Bmal1 is an obligatory core clock gene that is ubiquitously expressed but has been demonstrated to have tissue specific functions. However, the vascular smooth muscle specific function of bmal1 is unknown. We generated a smooth muscle specific bmal1 knockout mouse model (SM-bmal1-ko) and investigated the role of bmal1 in vascular smooth muscle contraction and blood pressure regulation. Isometric contractions were measured in isolated right renal artery and 2
nd
order branch of mesenteric artery helical strips. Blood pressure was monitored in conscious free-moving mice using radiotelemetry.
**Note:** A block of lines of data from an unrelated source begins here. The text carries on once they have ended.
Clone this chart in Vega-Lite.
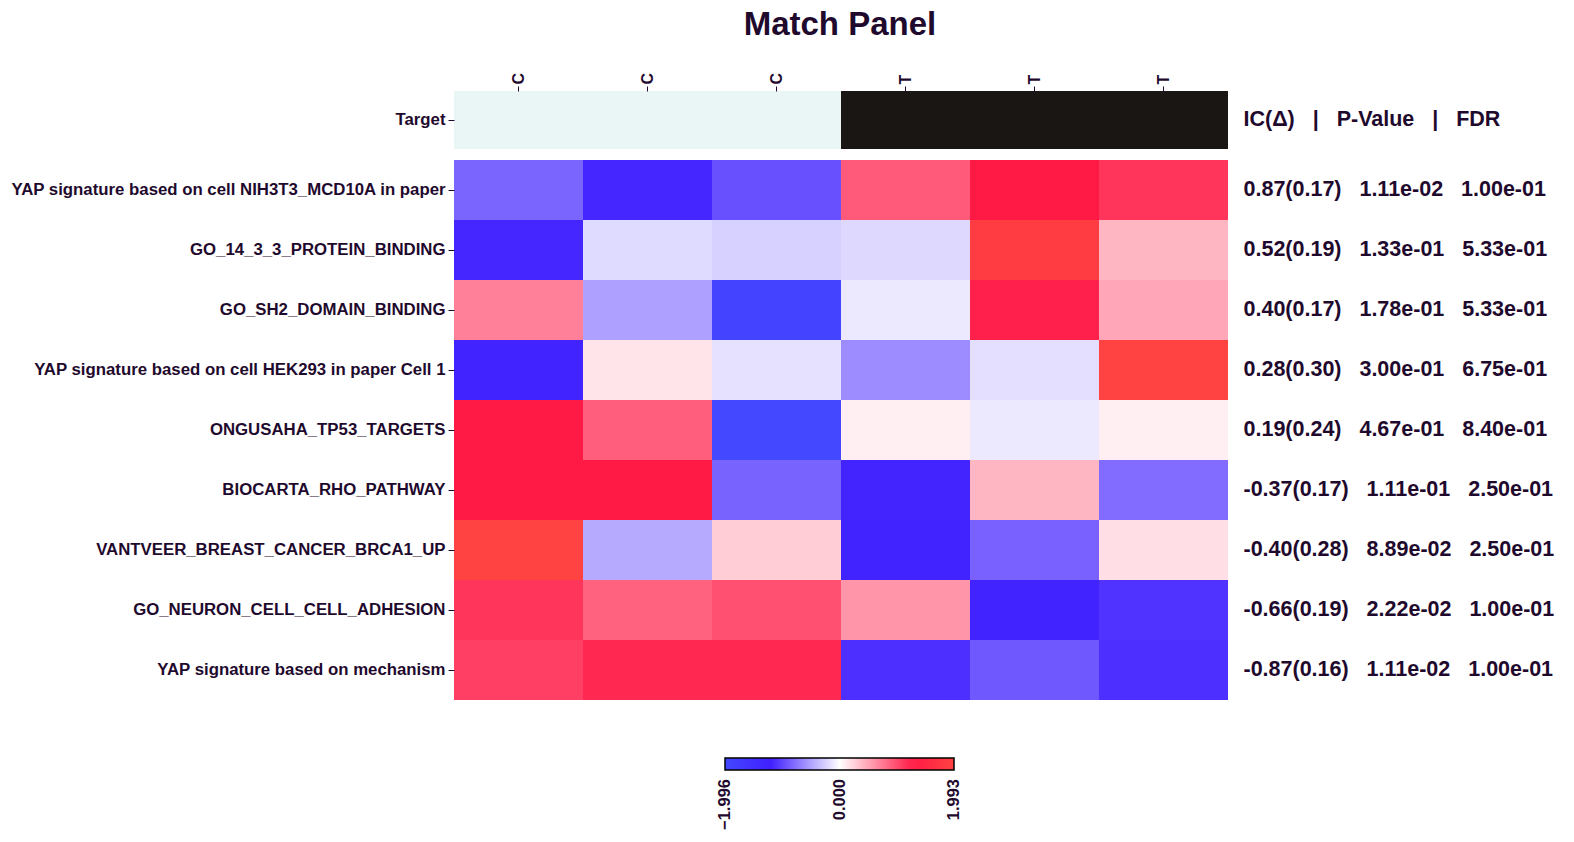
{
  "$schema": "https://vega.github.io/schema/vega-lite/v6.json",
  "background": "white",
  "padding": {"left": 10, "top": 9, "right": 5, "bottom": 5},
  "config": {
    "font": "Liberation Sans",
    "view": {"stroke": null},
    "axis": {"labelFont": "Liberation Sans", "labelFontWeight": "bold", "labelColor": "#1f0a2e", "tickColor": "#1f0a2e", "domain": false, "grid": false}
  },
  "title": {"text": "Match Panel", "fontSize": 33, "fontWeight": "bold", "color": "#1f0a2e", "font": "Liberation Sans", "anchor": "middle", "offset": 30, "dx": 58},
  "spacing": 11,
  "datasets": {
    "target": [
      {"sample": "C1", "label": "C", "row": "Target", "header": "IC(Δ)\u00a0\u00a0\u00a0|\u00a0\u00a0\u00a0P-Value\u00a0\u00a0\u00a0|\u00a0\u00a0\u00a0FDR"},
      {"sample": "C2", "label": "C", "row": "Target", "header": "IC(Δ)\u00a0\u00a0\u00a0|\u00a0\u00a0\u00a0P-Value\u00a0\u00a0\u00a0|\u00a0\u00a0\u00a0FDR"},
      {"sample": "C3", "label": "C", "row": "Target", "header": "IC(Δ)\u00a0\u00a0\u00a0|\u00a0\u00a0\u00a0P-Value\u00a0\u00a0\u00a0|\u00a0\u00a0\u00a0FDR"},
      {"sample": "T1", "label": "T", "row": "Target", "header": "IC(Δ)\u00a0\u00a0\u00a0|\u00a0\u00a0\u00a0P-Value\u00a0\u00a0\u00a0|\u00a0\u00a0\u00a0FDR"},
      {"sample": "T2", "label": "T", "row": "Target", "header": "IC(Δ)\u00a0\u00a0\u00a0|\u00a0\u00a0\u00a0P-Value\u00a0\u00a0\u00a0|\u00a0\u00a0\u00a0FDR"},
      {"sample": "T3", "label": "T", "row": "Target", "header": "IC(Δ)\u00a0\u00a0\u00a0|\u00a0\u00a0\u00a0P-Value\u00a0\u00a0\u00a0|\u00a0\u00a0\u00a0FDR"}
    ],
    "rowstats": [
      {"order": 1, "stat": "0.87(0.17)\u00a0\u00a0\u00a01.11e-02\u00a0\u00a0\u00a01.00e-01"},
      {"order": 2, "stat": "0.52(0.19)\u00a0\u00a0\u00a01.33e-01\u00a0\u00a0\u00a05.33e-01"},
      {"order": 3, "stat": "0.40(0.17)\u00a0\u00a0\u00a01.78e-01\u00a0\u00a0\u00a05.33e-01"},
      {"order": 4, "stat": "0.28(0.30)\u00a0\u00a0\u00a03.00e-01\u00a0\u00a0\u00a06.75e-01"},
      {"order": 5, "stat": "0.19(0.24)\u00a0\u00a0\u00a04.67e-01\u00a0\u00a0\u00a08.40e-01"},
      {"order": 6, "stat": "-0.37(0.17)\u00a0\u00a0\u00a01.11e-01\u00a0\u00a0\u00a02.50e-01"},
      {"order": 7, "stat": "-0.40(0.28)\u00a0\u00a0\u00a08.89e-02\u00a0\u00a0\u00a02.50e-01"},
      {"order": 8, "stat": "-0.66(0.19)\u00a0\u00a0\u00a02.22e-02\u00a0\u00a0\u00a01.00e-01"},
      {"order": 9, "stat": "-0.87(0.16)\u00a0\u00a0\u00a01.11e-02\u00a0\u00a0\u00a01.00e-01"}
    ],
    "cells": [
      {"order": 1, "set": "YAP signature based on cell NIH3T3_MCD10A in paper", "sample": "C1", "value": -0.83},
      {"order": 1, "set": "YAP signature based on cell NIH3T3_MCD10A in paper", "sample": "C2", "value": -1.17},
      {"order": 1, "set": "YAP signature based on cell NIH3T3_MCD10A in paper", "sample": "C3", "value": -0.94},
      {"order": 1, "set": "YAP signature based on cell NIH3T3_MCD10A in paper", "sample": "T1", "value": 0.92},
      {"order": 1, "set": "YAP signature based on cell NIH3T3_MCD10A in paper", "sample": "T2", "value": 1.28},
      {"order": 1, "set": "YAP signature based on cell NIH3T3_MCD10A in paper", "sample": "T3", "value": 1.13},
      {"order": 2, "set": "GO_14_3_3_PROTEIN_BINDING", "sample": "C1", "value": -1.17},
      {"order": 2, "set": "GO_14_3_3_PROTEIN_BINDING", "sample": "C2", "value": -0.2},
      {"order": 2, "set": "GO_14_3_3_PROTEIN_BINDING", "sample": "C3", "value": -0.25},
      {"order": 2, "set": "GO_14_3_3_PROTEIN_BINDING", "sample": "T1", "value": -0.21},
      {"order": 2, "set": "GO_14_3_3_PROTEIN_BINDING", "sample": "T2", "value": 1.88},
      {"order": 2, "set": "GO_14_3_3_PROTEIN_BINDING", "sample": "T3", "value": 0.41},
      {"order": 3, "set": "GO_SH2_DOMAIN_BINDING", "sample": "C1", "value": 0.71},
      {"order": 3, "set": "GO_SH2_DOMAIN_BINDING", "sample": "C2", "value": -0.51},
      {"order": 3, "set": "GO_SH2_DOMAIN_BINDING", "sample": "C3", "value": -1.9},
      {"order": 3, "set": "GO_SH2_DOMAIN_BINDING", "sample": "T1", "value": -0.12},
      {"order": 3, "set": "GO_SH2_DOMAIN_BINDING", "sample": "T2", "value": 1.24},
      {"order": 3, "set": "GO_SH2_DOMAIN_BINDING", "sample": "T3", "value": 0.49},
      {"order": 4, "set": "YAP signature based on cell HEK293 in paper Cell 1", "sample": "C1", "value": -1.25},
      {"order": 4, "set": "YAP signature based on cell HEK293 in paper Cell 1", "sample": "C2", "value": 0.15},
      {"order": 4, "set": "YAP signature based on cell HEK293 in paper Cell 1", "sample": "C3", "value": -0.16},
      {"order": 4, "set": "YAP signature based on cell HEK293 in paper Cell 1", "sample": "T1", "value": -0.62},
      {"order": 4, "set": "YAP signature based on cell HEK293 in paper Cell 1", "sample": "T2", "value": -0.17},
      {"order": 4, "set": "YAP signature based on cell HEK293 in paper Cell 1", "sample": "T3", "value": 1.99},
      {"order": 5, "set": "ONGUSAHA_TP53_TARGETS", "sample": "C1", "value": 1.28},
      {"order": 5, "set": "ONGUSAHA_TP53_TARGETS", "sample": "C2", "value": 0.9},
      {"order": 5, "set": "ONGUSAHA_TP53_TARGETS", "sample": "C3", "value": -1.99},
      {"order": 5, "set": "ONGUSAHA_TP53_TARGETS", "sample": "T1", "value": 0.09},
      {"order": 5, "set": "ONGUSAHA_TP53_TARGETS", "sample": "T2", "value": -0.12},
      {"order": 5, "set": "ONGUSAHA_TP53_TARGETS", "sample": "T3", "value": 0.09},
      {"order": 6, "set": "BIOCARTA_RHO_PATHWAY", "sample": "C1", "value": 1.28},
      {"order": 6, "set": "BIOCARTA_RHO_PATHWAY", "sample": "C2", "value": 1.28},
      {"order": 6, "set": "BIOCARTA_RHO_PATHWAY", "sample": "C3", "value": -0.84},
      {"order": 6, "set": "BIOCARTA_RHO_PATHWAY", "sample": "T1", "value": -1.18},
      {"order": 6, "set": "BIOCARTA_RHO_PATHWAY", "sample": "T2", "value": 0.41},
      {"order": 6, "set": "BIOCARTA_RHO_PATHWAY", "sample": "T3", "value": -0.79},
      {"order": 7, "set": "VANTVEER_BREAST_CANCER_BRCA1_UP", "sample": "C1", "value": 1.99},
      {"order": 7, "set": "VANTVEER_BREAST_CANCER_BRCA1_UP", "sample": "C2", "value": -0.46},
      {"order": 7, "set": "VANTVEER_BREAST_CANCER_BRCA1_UP", "sample": "C3", "value": 0.28},
      {"order": 7, "set": "VANTVEER_BREAST_CANCER_BRCA1_UP", "sample": "T1", "value": -1.25},
      {"order": 7, "set": "VANTVEER_BREAST_CANCER_BRCA1_UP", "sample": "T2", "value": -0.85},
      {"order": 7, "set": "VANTVEER_BREAST_CANCER_BRCA1_UP", "sample": "T3", "value": 0.18},
      {"order": 8, "set": "GO_NEURON_CELL_CELL_ADHESION", "sample": "C1", "value": 1.13},
      {"order": 8, "set": "GO_NEURON_CELL_CELL_ADHESION", "sample": "C2", "value": 0.88},
      {"order": 8, "set": "GO_NEURON_CELL_CELL_ADHESION", "sample": "C3", "value": 0.98},
      {"order": 8, "set": "GO_NEURON_CELL_CELL_ADHESION", "sample": "T1", "value": 0.59},
      {"order": 8, "set": "GO_NEURON_CELL_CELL_ADHESION", "sample": "T2", "value": -1.25},
      {"order": 8, "set": "GO_NEURON_CELL_CELL_ADHESION", "sample": "T3", "value": -1.1},
      {"order": 9, "set": "YAP signature based on mechanism", "sample": "C1", "value": 1.07},
      {"order": 9, "set": "YAP signature based on mechanism", "sample": "C2", "value": 1.2},
      {"order": 9, "set": "YAP signature based on mechanism", "sample": "C3", "value": 1.2},
      {"order": 9, "set": "YAP signature based on mechanism", "sample": "T1", "value": -1.12},
      {"order": 9, "set": "YAP signature based on mechanism", "sample": "T2", "value": -0.9},
      {"order": 9, "set": "YAP signature based on mechanism", "sample": "T3", "value": -1.12}
    ]
  },
  "vconcat": [
    {
      "width": 774,
      "height": 58,
      "data": {"name": "target"},
      "layer": [
        {
          "mark": {"type": "rect"},
          "encoding": {
            "x": {"field": "sample", "type": "ordinal", "axis": {"orient": "top", "title": null, "labelAngle": -90, "labelAlign": "left", "labelBaseline": "middle", "labelExpr": "slice(datum.label, 0, 1)", "labelFontSize": 16, "tickSize": 5, "labelPadding": 2}},
            "y": {"field": "row", "type": "nominal", "axis": {"title": null, "labelFontSize": 16.8, "tickSize": 6, "labelPadding": 3}},
            "color": {"field": "label", "type": "nominal", "scale": {"domain": ["C", "T"], "range": ["#eaf6f6", "#1a1614"]}, "legend": null}
          }
        },
        {
          "mark": {"type": "rect", "opacity": 0},
          "encoding": {
            "y": {"field": "header", "type": "nominal", "axis": {"orient": "right", "title": null, "ticks": false, "labelFontSize": 21.5, "labelPadding": 15, "labelLimit": 600, "labelAlign": "left"}}
          }
        }
      ],
      "resolve": {"scale": {"y": "independent"}}
    },
    {
      "width": 774,
      "height": 540,
      "layer": [
        {
          "data": {"name": "cells"},
          "mark": {"type": "rect"},
          "encoding": {
            "x": {"field": "sample", "type": "ordinal", "axis": null},
            "y": {"field": "set", "type": "nominal", "sort": {"field": "order", "op": "min"}, "axis": {"title": null, "labelFontSize": 16.8, "tickSize": 6, "labelPadding": 3, "labelLimit": 700}},
            "color": {
              "field": "value", "type": "quantitative",
              "scale": {"type": "linear", "domain": [-1.996, -1.2, 0, 1.28, 1.993], "range": ["#4448ff", "#4020ff", "#ffffff", "#ff1a45", "#ff4242"], "interpolate": "rgb"},
              "legend": {
                "orient": "none", "direction": "horizontal", "legendX": 271, "legendY": 598,
                "title": null, "gradientLength": 229, "gradientThickness": 12,
                "gradientStrokeColor": "#000000", "gradientStrokeWidth": 1.5,
                "values": [-1.996, 0, 1.993], "format": ".3f",
                "labelExpr": "replace(datum.label, '-', '−')",
                "labelFont": "Liberation Sans", "labelFontWeight": "bold", "labelFontSize": 16.5, "labelColor": "#1f0a2e",
                "labelOverlap": false, "labelOffset": 9, "labelLimit": 200,
                "encode": {"labels": {"update": {"angle": {"value": -90}, "align": {"value": "right"}, "baseline": {"value": "middle"}, "fontSize": {"value": 16.5}, "fontWeight": {"value": "bold"}, "font": {"value": "Liberation Sans"}, "fill": {"value": "#1f0a2e"}}}}
              }
            }
          }
        },
        {
          "data": {"name": "rowstats"},
          "mark": {"type": "rect", "opacity": 0},
          "encoding": {
            "y": {"field": "stat", "type": "nominal", "sort": {"field": "order", "op": "min"}, "axis": {"orient": "right", "title": null, "ticks": false, "labelFontSize": 21.5, "labelPadding": 15, "labelLimit": 600, "labelAlign": "left"}}
          }
        }
      ],
      "resolve": {"scale": {"y": "independent"}}
    }
  ]
}
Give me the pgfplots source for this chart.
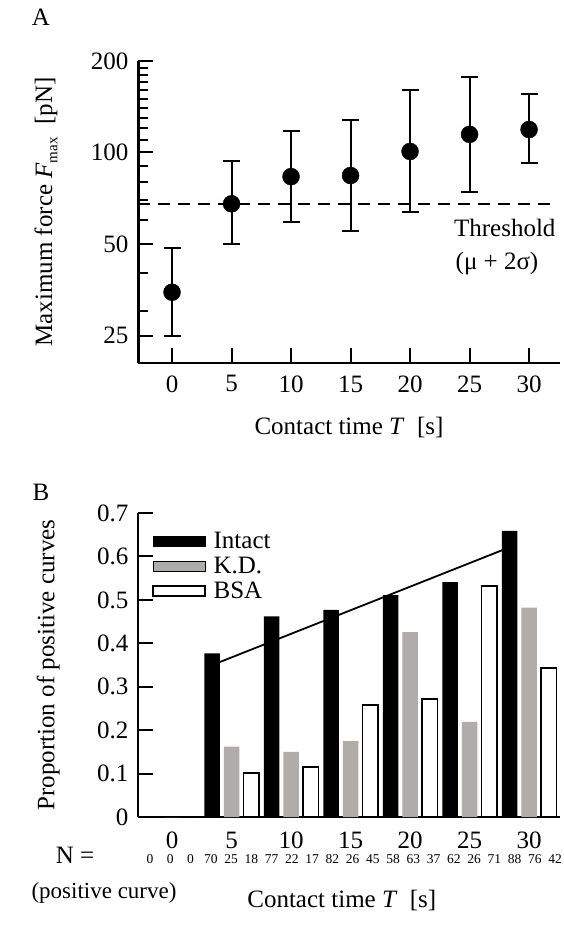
\documentclass[border=0pt]{standalone}
\usepackage{fontspec}
\setmainfont{Liberation Serif}
\usepackage{pgfplots}
\usepackage{pgfplotstable}
\pgfplotsset{compat=1.18}
\definecolor{kdgray}{RGB}{175,172,170}

\pgfplotstableread{
T  mean  ep    em
0  34.7  13.8  9.7
5  67.8  26.2  17.8
10 83.3  34.7  24.2
15 84.0  43.6  28.8
20 100.8 59.2  37.0
25 114.7 62.3  40.4
30 119.0 36.6  26.3
}\forcedata

\pgfplotstableread{
T  intact kd    bsa
0  0      0     0
5  0.377  0.162 0.101
10 0.462  0.150 0.115
15 0.477  0.175 0.258
20 0.511  0.426 0.272
25 0.541  0.219 0.532
30 0.659  0.482 0.343
}\propdata

\newcommand{\bigfont}{\fontsize{25}{29}\selectfont}

\begin{document}
\begin{tikzpicture}
\useasboundingbox (0pt,0pt) rectangle (563pt,-940pt);

% Panel labels
\node[font=\bigfont] at (41pt,-17pt) {A};
\node[font=\bigfont] at (41pt,-492pt) {B};

% ---------- Panel A ----------
\begin{axis}[
  at={(138pt,-363pt)}, anchor=south west,
  scale only axis, width=422pt, height=302pt,
  xmin=-2.86, xmax=32.6,
  ymode=log, ymin=20.3, ymax=200,
  axis x line*=bottom, axis y line*=left,
  x axis line style={line width=2pt},
  y axis line style={line width=3pt},
  xtick={0,5,10,15,20,25,30},
  xticklabels={0,5,10,15,20,25,30},
  ytick={25,50,100,200}, yticklabels={25,50,100,200},
  minor ytick={30,40,60,70,80,90,110,120,130,140,150,160,170,180,190},
  tick align=inside,
  major tick length=15pt, minor tick length=10pt,
  major tick style={black, line width=2pt},
  minor tick style={black, line width=2pt},
  tick label style={font=\bigfont},
  xticklabel style={yshift=-9pt},
  yticklabel style={xshift=-6pt},
  label style={font=\bigfont},
  xlabel={Contact time \textit{T}\ \ [s]},
  xlabel style={at={(axis description cs:0.5,-0.212)}, anchor=center},
  ylabel={Maximum force \textit{F}\raisebox{-0.45ex}{\fontsize{15}{15}\selectfont max}\ \ [pN]},
  ylabel style={at={(axis description cs:-0.218,0.5)}, anchor=center},
  clip=false,
]
\addplot[black, line width=2.2pt, dash pattern=on 12pt off 8pt]
  coordinates {(-2.86,67.8) (32.2,67.8)};
\addplot[black, only marks, mark=*, mark size=8.5pt,
  error bars/.cd, y dir=both, y explicit,
  error bar style={line width=2pt, black},
  error mark options={rotate=90, mark size=8.5pt, line width=2pt, black}]
  table[x=T, y=mean, y error plus=ep, y error minus=em] {\forcedata};
\end{axis}

\node[font=\bigfont, anchor=east] at (559pt,-228pt) {Threshold};
\node[font=\bigfont] at (497pt,-263pt) {(μ + 2σ)};

% ---------- Panel B ----------
\begin{axis}[
  at={(138pt,-817pt)}, anchor=south west,
  scale only axis, width=422pt, height=304pt,
  xmin=-2.86, xmax=32.6, ymin=0, ymax=0.7,
  axis x line*=bottom, axis y line*=left,
  x axis line style={line width=2.2pt},
  y axis line style={line width=2.2pt},
  xtick={0,5,10,15,20,25,30},
  xticklabels={0,5,10,15,20,25,30},
  x tick style={draw=none},
  ytick={0,0.1,0.2,0.3,0.4,0.5,0.6,0.7},
  yticklabels={0,0.1,0.2,0.3,0.4,0.5,0.6,0.7},
  tick align=inside, major tick length=15pt,
  y tick style={black, line width=2pt},
  tick label style={font=\bigfont},
  xticklabel style={yshift=3.5pt},
  yticklabel style={xshift=-6pt},
  label style={font=\bigfont},
  xlabel={Contact time \textit{T}\ \ [s]},
  xlabel style={at={(axis description cs:0.483,-0.273)}, anchor=center},
  ylabel={Proportion of positive curves},
  ylabel style={at={(axis description cs:-0.213,0.5)}, anchor=center},
  ybar, bar width=15.5pt,
  legend image code/.code={\draw[#1] (0pt,-5pt) rectangle (52pt,5pt);},
  legend style={at={(axis description cs:0.033,0.938)}, anchor=north west,
    draw=none, fill=none, font=\bigfont, inner sep=0pt, row sep=7pt,
    column sep=8pt, nodes={inner sep=0pt},
    cells={anchor=west}},
  clip=false,
]
\addplot[fill=black, draw=none, bar shift=-19.5pt] table[x=T, y=intact] {\propdata};
\addplot[fill=kdgray, draw=none, bar shift=0pt] table[x=T, y=kd] {\propdata};
\addplot[fill=white, draw=black, line width=1.5pt, bar shift=19.5pt] table[x=T, y=bsa] {\propdata};
\addplot[sharp plot, black, line width=1.8pt, no marks] coordinates {(4.03,0.357) (27.8,0.615)};
\legend{Intact,K.D.,BSA}
\end{axis}

% N row
\node[font=\bigfont] at (75pt,-855pt) {N =};
\node[font=\fontsize{23}{27}\selectfont] at (104pt,-893pt) {(positive curve)};
\foreach \v [count=\i from 0] in {0,0,0,70,25,18,77,22,17,82,26,45,58,63,37,62,26,71,88,76,42}{
  \node[font=\fontsize{13.5}{15}\selectfont] at ({150pt+20.25pt*\i},-859pt) {\v};
}
\end{tikzpicture}
\end{document}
We demonstrated that bmal1 was selectively deleted in smooth muscle enriched tissues like mesenteric arteries. Moreover, the diurnal variations of bmal1 target genes per1/2 were abolished in mesenteric arteries. The isometric contractions in response to alpha1 agonist phenylephrine and to 5-HT were significantly diminished in vascular helical strips isolated from SM-bmal1-ko mice compared to that from control flox mice. The contractile diurnal variations detected in the renal arteries isolated from control flox mice were significantly diminished in samples isolated from SM-bmal1-ko mice. Moreover,
in vivo
, the diurnal variations in the instantaneous pressor responses to intravenous phenylephrine injection were significantly diminished in SM-bmal1-ko mice compared to control flox mice. Twenty four hour mean arterial blood pressure was significantly decreased under 12:12 light:dark, constant light or constant dark conditions. Importantly, the amplitude of blood pressure diurnal variations was significantly diminished in SM-bmal1-ko mice. Importantly, neither the level nor the diurnal variations of locomotor activity was affected by bmal1 deletion. This indicates that the central SCN clock function is not affected in the SM-bmal1-ko mice and the blood pressure alterations in SM-bmal1-ko mice is not a consequence of changed locomotor activity. Taken together, our results demonstrate an essential role of bmal1 in the diurnal variations of vascular smooth muscle contraction and blood pressure.